WHAT THIS TASK INVOLVES >>
Set the listing down again in full, word for word, with the pictures left out.

**** PROVIDED MATERIAL

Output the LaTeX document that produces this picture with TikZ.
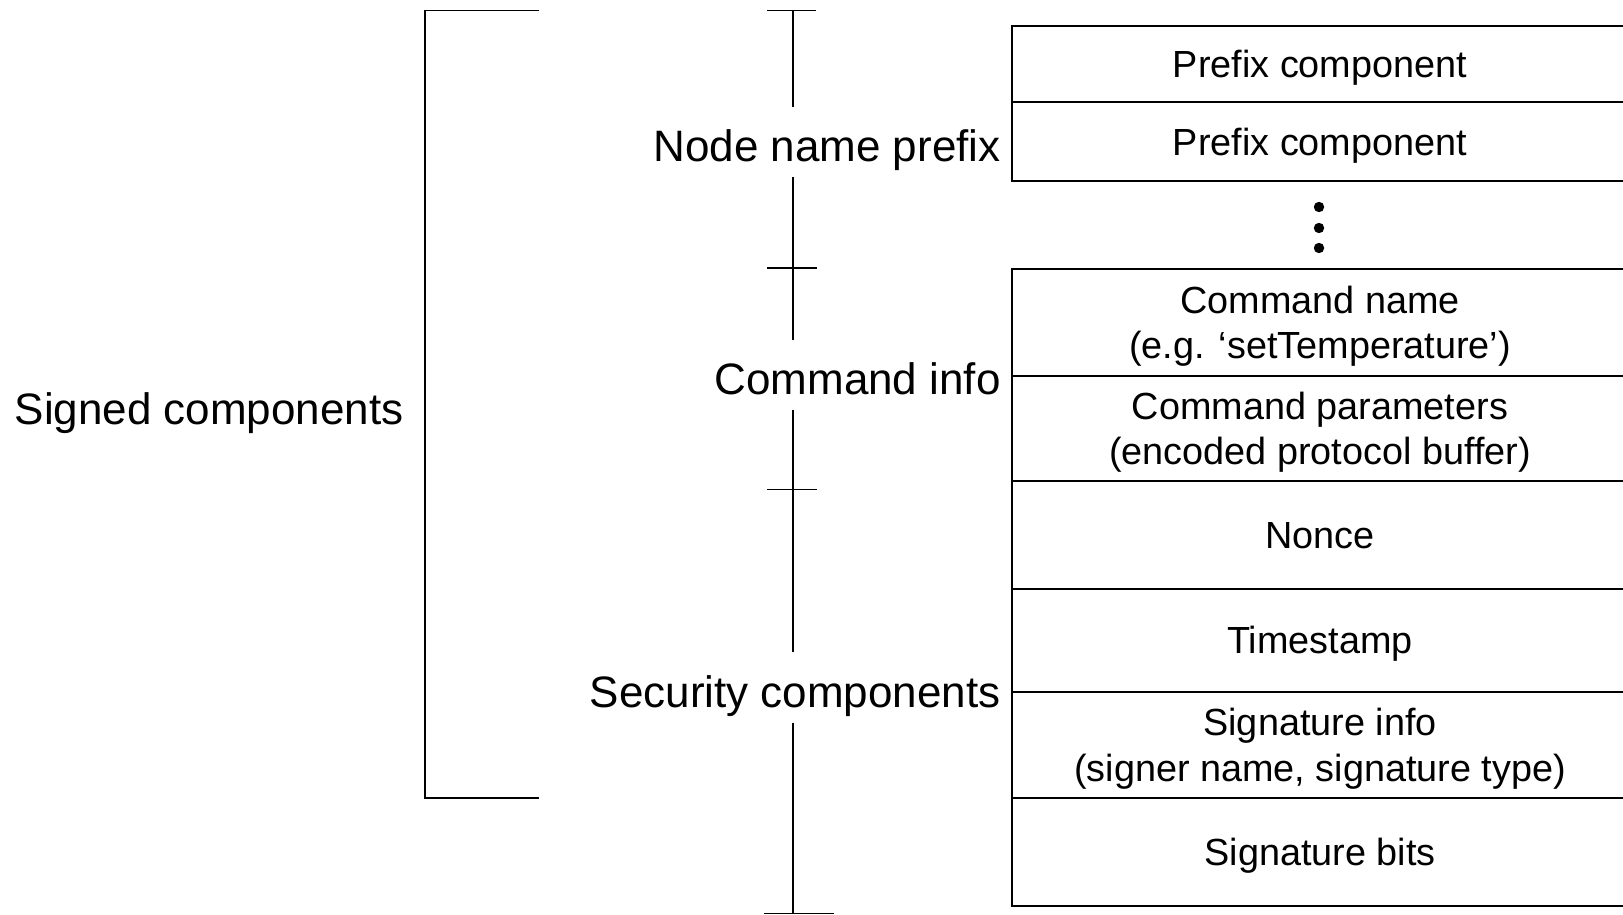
\documentclass[tikz,border=0pt]{standalone}
\usepackage{fontspec}
\setmainfont{Liberation Sans}
\usetikzlibrary{positioning}

\tikzset{
  cell/.style={draw, line width=1pt, outer sep=0pt, inner sep=0pt,
    minimum width=308pt, align=center, text depth=0pt,
    font=\fontsize{18.9}{22.7}\selectfont},
  grouplabel/.style={anchor=base east, inner xsep=0pt, inner ysep=7.5pt,
    text height=19.8pt, text depth=0pt,
    font=\fontsize{22}{26}\selectfont},
  axisline/.style={line width=0.8pt}
}

\begin{document}
\begin{tikzpicture}[x=0.5pt, y=-0.5pt]
\useasboundingbox (0,0) rectangle (1623,915);

% packet fields
\node[cell, minimum height=38.25pt] (pre1) at (1320,64.25) {Prefix component};
\node[cell, minimum height=39.25pt, below=0pt of pre1] (pre2) {Prefix component};
\node[cell, minimum height=53.5pt, below=44pt of pre2] (cmdName)
  {Command name\\(e.g. `setTemperature')};
\node[cell, minimum height=52.5pt, below=0pt of cmdName] (cmdPar)
  {Command parameters\\(encoded protocol buffer)};
\node[cell, minimum height=54pt, below=0pt of cmdPar] (nonce) {Nonce};
\node[cell, minimum height=51.25pt, below=0pt of nonce] (stamp) {Timestamp};
\node[cell, minimum height=53.25pt, below=0pt of stamp] (sigInfo)
  {Signature info\\(signer name, signature type)};
\node[cell, minimum height=54pt, below=0pt of sigInfo] (sigBits) {Signature bits};

% dots
\fill[black] (pre2.south) ++(-1,26) circle (2.6pt);
\fill[black] (pre2.south) ++(-1,47) circle (2.6pt);
\fill[black] (pre2.south) ++(-1,67) circle (2.6pt);

% group labels
\node[grouplabel] (lblPrefix) at (1001,161.8) {Node name prefix};
\node[grouplabel] (lblCmd) at (1001,394.8) {Command info};
\node[grouplabel] (lblSec) at (1001,707.3) {Security components};
\node[grouplabel] (lblSigned) at (404,424.8) {Signed components};

% scale with ticks
\coordinate (k1) at (793,10.4);
\coordinate (k2) at (793,268);
\coordinate (k3) at (793,489.6);
\coordinate (k4) at (793,913.4);
\draw[axisline] (k1) -- (lblPrefix.north -| k1) (lblPrefix.south -| k1) -- (k2)
  -- (lblCmd.north -| k1) (lblCmd.south -| k1) -- (k3)
  -- (lblSec.north -| k1) (lblSec.south -| k1) -- (k4);
\draw[axisline] (k1) ++(-26,0) -- ++(49,0);
\draw[axisline] (k2) ++(-26,0) -- ++(50,0);
\draw[axisline] (k3) ++(-26,0) -- ++(50,0);
\draw[axisline] (k4) ++(-29,0) -- ++(70,0);

% bracket
\coordinate (bTop) at (539,10.4);
\coordinate (bBot) at (539,798);
\draw[axisline] (bTop) -- ++(-114,0) |- (bBot);
\end{tikzpicture}
\end{document}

********

FINAL ANSWER >>
Output the LaTeX document that produces this picture with TikZ.
\documentclass[tikz,border=0pt]{standalone}
\usepackage{fontspec}
\setmainfont{Liberation Sans}
\usetikzlibrary{positioning}

\tikzset{
  cell/.style={draw, line width=1pt, outer sep=0pt, inner sep=0pt,
    minimum width=308pt, align=center, text depth=0pt,
    font=\fontsize{18.9}{22.7}\selectfont},
  grouplabel/.style={anchor=base east, inner xsep=0pt, inner ysep=7.5pt,
    text height=19.8pt, text depth=0pt,
    font=\fontsize{22}{26}\selectfont},
  axisline/.style={line width=0.8pt}
}

\begin{document}
\begin{tikzpicture}[x=0.5pt, y=-0.5pt]
\useasboundingbox (0,0) rectangle (1623,915);

% packet fields
\node[cell, minimum height=38.25pt] (pre1) at (1320,64.25) {Prefix component};
\node[cell, minimum height=39.25pt, below=0pt of pre1] (pre2) {Prefix component};
\node[cell, minimum height=53.5pt, below=44pt of pre2] (cmdName)
  {Command name\\(e.g. `setTemperature')};
\node[cell, minimum height=52.5pt, below=0pt of cmdName] (cmdPar)
  {Command parameters\\(encoded protocol buffer)};
\node[cell, minimum height=54pt, below=0pt of cmdPar] (nonce) {Nonce};
\node[cell, minimum height=51.25pt, below=0pt of nonce] (stamp) {Timestamp};
\node[cell, minimum height=53.25pt, below=0pt of stamp] (sigInfo)
  {Signature info\\(signer name, signature type)};
\node[cell, minimum height=54pt, below=0pt of sigInfo] (sigBits) {Signature bits};

% dots
\fill[black] (pre2.south) ++(-1,26) circle (2.6pt);
\fill[black] (pre2.south) ++(-1,47) circle (2.6pt);
\fill[black] (pre2.south) ++(-1,67) circle (2.6pt);

% group labels
\node[grouplabel] (lblPrefix) at (1001,161.8) {Node name prefix};
\node[grouplabel] (lblCmd) at (1001,394.8) {Command info};
\node[grouplabel] (lblSec) at (1001,707.3) {Security components};
\node[grouplabel] (lblSigned) at (404,424.8) {Signed components};

% scale with ticks
\coordinate (k1) at (793,10.4);
\coordinate (k2) at (793,268);
\coordinate (k3) at (793,489.6);
\coordinate (k4) at (793,913.4);
\draw[axisline] (k1) -- (lblPrefix.north -| k1) (lblPrefix.south -| k1) -- (k2)
  -- (lblCmd.north -| k1) (lblCmd.south -| k1) -- (k3)
  -- (lblSec.north -| k1) (lblSec.south -| k1) -- (k4);
\draw[axisline] (k1) ++(-26,0) -- ++(49,0);
\draw[axisline] (k2) ++(-26,0) -- ++(50,0);
\draw[axisline] (k3) ++(-26,0) -- ++(50,0);
\draw[axisline] (k4) ++(-29,0) -- ++(70,0);

% bracket
\coordinate (bTop) at (539,10.4);
\coordinate (bBot) at (539,798);
\draw[axisline] (bTop) -- ++(-114,0) |- (bBot);
\end{tikzpicture}
\end{document}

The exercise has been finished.